In terms of broad policy statements that lack any enforcement mechanism, the two statements below suggest that HHS is aware that contract pharmacies are making money, perhaps feels a little iffy about it, but doesn’t really know what it can do:

“Congress intended the benefits of the 340B Program to accrue to participating covered entities. Each covered entity should carefully evaluate its relationships with contract pharmacies (i.e., cost/benefit analysis) to make certain that the relationship benefits the covered entity and is in line with the intent of the Program.”

“A covered entity contracting with a pharmacy to dispense 340B drugs should be aware of the Federal anti-kickback statute and how such provisions could apply to arrangements with contract pharmacies.”

Even though there is no significant change to the contract pharmacy arrangements, the reduction in the number of eligible patients should reduce the 340B volume at pharmacy companies like WBA, WMT, RAD and KR.

Program Integrity Efforts: 

HHS's oversight of the 340B has been under fire for years. The ACA enacted several new programs integrity efforts aimed at giving HHS explicit authority to improve compliance with the program requirements by both drug manufacturers and CEs.  In 2011, the GAO issued a report concluding that HHS primarily relies on self-policing by both manufacturers and CEs to ensure compliance and that existing guidance is too broad and vague to even provide clear direction for this self-policing. As a result, HHS had no way of knowing the extent of noncompliance or of assessing program risk. In the wake of the GAO report, HHS launched a more concerted and systemic audit effort – conducting over 300 audits over the last four years. In many cases, HRSA has found instances of drug diversion (that is, dispensing 340B drugs to ineligible patients) and duplicate discounts, requiring audited CEs to repay manufacturers.

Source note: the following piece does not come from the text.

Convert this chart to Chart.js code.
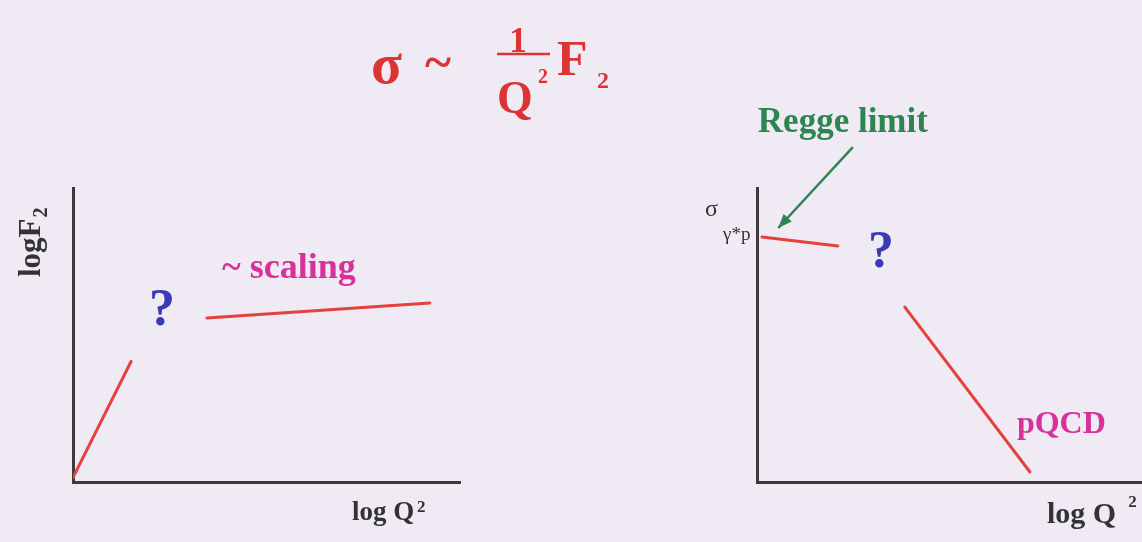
<!DOCTYPE html>
<html>
<head>
<meta charset="utf-8">
<script src="https://cdn.jsdelivr.net/npm/chart.js@4/dist/chart.umd.min.js"></script>
<style>
  html, body { margin: 0; padding: 0; background: #efeaf4; }
  #wrap { position: relative; width: 1142px; height: 542px; overflow: hidden; }
  #wrap canvas { position: absolute; left: 0; top: 0; }
</style>
</head>
<body>
<div id="wrap">
  <canvas id="f2Chart" width="1142" height="542"></canvas>
  <canvas id="sigmaChart" width="1142" height="542"></canvas>
</div>
<script>
// Sketch values, arbitrary log units on both axes
const axisRange = [0, 10];

// log F2 versus log Q^2
const f2LowQ    = [{ x: 0.0,  y: 0.15 }, { x: 1.5,  y: 4.1 }];
const f2Scaling = [{ x: 3.46, y: 5.58 }, { x: 9.22, y: 6.09 }];

// sigma(gamma* p) versus log Q^2
const sigmaRegge = [{ x: 0.13, y: 8.33 }, { x: 2.10, y: 8.03 }];
const sigmaPqcd  = [{ x: 3.84, y: 5.95 }, { x: 7.09, y: 0.34 }];
const reggeArrow = [{ x: 2.49, y: 11.39 }, { x: 0.55, y: 8.64 }];

const SERIF = "'Liberation Serif', 'DejaVu Serif', serif";
const RED = '#e5413d';
const MAGENTA = '#d8329a';
const BLUE = '#3a3ab4';
const GREEN = '#2e8552';
const INK = '#333333';

function axes() {
  const one = (position) => ({
    type: 'linear', position,
    min: axisRange[0], max: axisRange[1],
    grid: { display: false, drawTicks: false },
    ticks: { display: false },
    border: { display: true, color: '#3a3a3a', width: 3 }
  });
  return { x: one('bottom'), y: one('left') };
}

function segment(data, color, extra) {
  return Object.assign({
    data, showLine: true, borderColor: color, backgroundColor: color,
    borderWidth: 3, pointRadius: 0, borderCapStyle: 'round', tension: 0
  }, extra || {});
}

// Text placed in data units through the chart's own scales
function labelPlugin(items) {
  return {
    id: 'sketchLabels',
    afterDatasetsDraw(chart) {
      const { ctx, scales: { x, y } } = chart;
      ctx.save();
      ctx.textBaseline = 'alphabetic';
      for (const t of items) {
        const px = x.getPixelForValue(t.x), py = y.getPixelForValue(t.y);
        ctx.font = t.font;
        ctx.fillStyle = t.color;
        ctx.textAlign = t.align || 'left';
        if (t.rotate) {
          ctx.save();
          ctx.translate(px, py);
          ctx.rotate(t.rotate);
          ctx.fillText(t.text, 0, 0);
          if (t.sub) {
            const w = ctx.measureText(t.text).width;
            ctx.font = t.sub.font;
            ctx.fillText(t.sub.text, w + 1, t.sub.dy);
          }
          ctx.restore();
        } else {
          ctx.fillText(t.text, px, py);
        }
      }
      ctx.restore();
    }
  };
}

// Arrowhead at the end of datasets flagged with "arrow"
const arrowPlugin = {
  id: 'arrowHeads',
  afterDatasetsDraw(chart) {
    const ctx = chart.ctx;
    chart.data.datasets.forEach((ds, i) => {
      if (!ds.arrow) return;
      const pts = chart.getDatasetMeta(i).data;
      const a = pts[pts.length - 2], b = pts[pts.length - 1];
      const ang = Math.atan2(b.y - a.y, b.x - a.x);
      const len = 14, half = 5.5;
      ctx.save();
      ctx.fillStyle = ds.borderColor;
      ctx.translate(b.x, b.y);
      ctx.rotate(ang);
      ctx.beginPath();
      ctx.moveTo(0, 0);
      ctx.lineTo(-len, -half);
      ctx.lineTo(-len, half);
      ctx.closePath();
      ctx.fill();
      ctx.restore();
    });
  }
};

// Heading formula: sigma ~ (1/Q^2) F2
const formulaPlugin = {
  id: 'formula',
  afterDraw(chart) {
    const ctx = chart.ctx;
    ctx.save();
    ctx.fillStyle = '#dc3434';
    ctx.strokeStyle = '#dc3434';
    ctx.textBaseline = 'alphabetic';
    ctx.textAlign = 'left';
    ctx.font = `bold 57px ${SERIF}`;
    ctx.fillText('σ', 371, 83);
    ctx.font = `bold 50px ${SERIF}`;
    ctx.fillText('~', 425, 79);
    ctx.font = `bold 36px ${SERIF}`;
    ctx.textAlign = 'center';
    ctx.fillText('1', 518, 52);
    ctx.lineWidth = 2.5;
    ctx.beginPath();
    ctx.moveTo(497, 54);
    ctx.lineTo(550, 54);
    ctx.stroke();
    ctx.textAlign = 'left';
    ctx.font = `bold 46px ${SERIF}`;
    ctx.fillText('Q', 497, 113);
    ctx.font = `bold 20px ${SERIF}`;
    ctx.fillText('2', 538, 83);
    ctx.font = `bold 50px ${SERIF}`;
    ctx.fillText('F', 557, 75);
    ctx.font = `bold 24px ${SERIF}`;
    ctx.fillText('2', 597, 88);
    ctx.restore();
  }
};

const common = {
  responsive: false,
  animation: false,
  events: [],
  plugins: { legend: { display: false }, tooltip: { enabled: false } }
};

new Chart(document.getElementById('f2Chart'), {
  type: 'scatter',
  data: {
    datasets: [
      segment(f2LowQ, RED),
      segment(f2Scaling, RED)
    ]
  },
  options: Object.assign({}, common, {
    layout: { padding: { left: 73, top: 188, right: 682, bottom: 60 } },
    scales: axes()
  }),
  plugins: [
    formulaPlugin,
    labelPlugin([
      { text: '?', x: 2.30, y: 5.34, font: `bold 52px ${SERIF}`, color: BLUE, align: 'center' },
      { text: '~ scaling', x: 3.85, y: 6.94, font: `bold 36px ${SERIF}`, color: MAGENTA },
      { text: 'log Q', x: 7.21, y: -1.29, font: `bold 27px ${SERIF}`, color: INK },
      { text: '2', x: 8.89, y: -1.02, font: `bold 17px ${SERIF}`, color: INK },
      { text: 'logF', x: -0.86, y: 6.97, rotate: -Math.PI / 2, font: `bold 31px ${SERIF}`, color: INK,
        sub: { text: '2', font: `bold 20px ${SERIF}`, dy: 7 } }
    ])
  ]
});

new Chart(document.getElementById('sigmaChart'), {
  type: 'scatter',
  data: {
    datasets: [
      segment(sigmaRegge, RED),
      segment(sigmaPqcd, RED),
      segment(reggeArrow, GREEN, { borderWidth: 2.5, clip: false, arrow: true, borderCapStyle: 'butt' })
    ]
  },
  options: Object.assign({}, common, {
    layout: { padding: { left: 757, top: 188, right: 0, bottom: 60 } },
    scales: axes()
  }),
  plugins: [
    arrowPlugin,
    labelPlugin([
      { text: '?', x: 3.22, y: 7.31, font: `bold 52px ${SERIF}`, color: BLUE, align: 'center' },
      { text: 'pQCD', x: 6.75, y: 1.67, font: `bold 32px ${SERIF}`, color: MAGENTA },
      { text: 'Regge limit', x: 2.23, y: 11.90, font: `bold 35px ${SERIF}`, color: GREEN, align: 'center' },
      { text: 'log Q', x: 7.53, y: -1.39, font: `bold 30px ${SERIF}`, color: INK },
      { text: '2', x: 9.64, y: -0.85, font: `bold 17px ${SERIF}`, color: INK },
      { text: 'σ', x: -1.35, y: 9.05, font: `24px ${SERIF}`, color: INK },
      { text: 'γ*p', x: -0.88, y: 8.23, font: `19px ${SERIF}`, color: INK }
    ])
  ]
});
</script>
</body>
</html>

The proposed guidance includes provisions to further these efforts, including:

  •  Requirement that CEs and manufacturers maintain auditable records for at least five years;
  •  Explicit parameters for HRSA’s audits of CEs and manufacturers (e.g. HRSA will ensure that only one 340B program audit of a CE is conducted at any time.);
  •  Details of a notice and hearing process under which CEs and manufacturers would have the opportunity to respond to adverse audit findings or proposed loss of program eligibility; and
  •  Parameters for manufacturers’ audits of CEs.

We wouldn’t expect HHS to increase its number of audits from current efforts without additional funding to bolster staff, which would require Congressional action. The proposed guidance appears to solidify the practices that HHS has been undertaking over the last four years, so instead of adding new regulation, we would expect that the proposed guidance would be viewed positively as it adds more clarity and stability to HRSA’s expectations for both manufacturers and CEs.

We should note the House Energy & Commerce Committee has circulated a discussion draft on changes to the 340B Program that mimic and extend much of what is in HHS's proposed guidance. However, the time to pass something is limited. With the 340B mega-guidance expected to be finalized by the end of the year, we would anticipate that Congress does not address the issue until it can see the effects of the current proposal.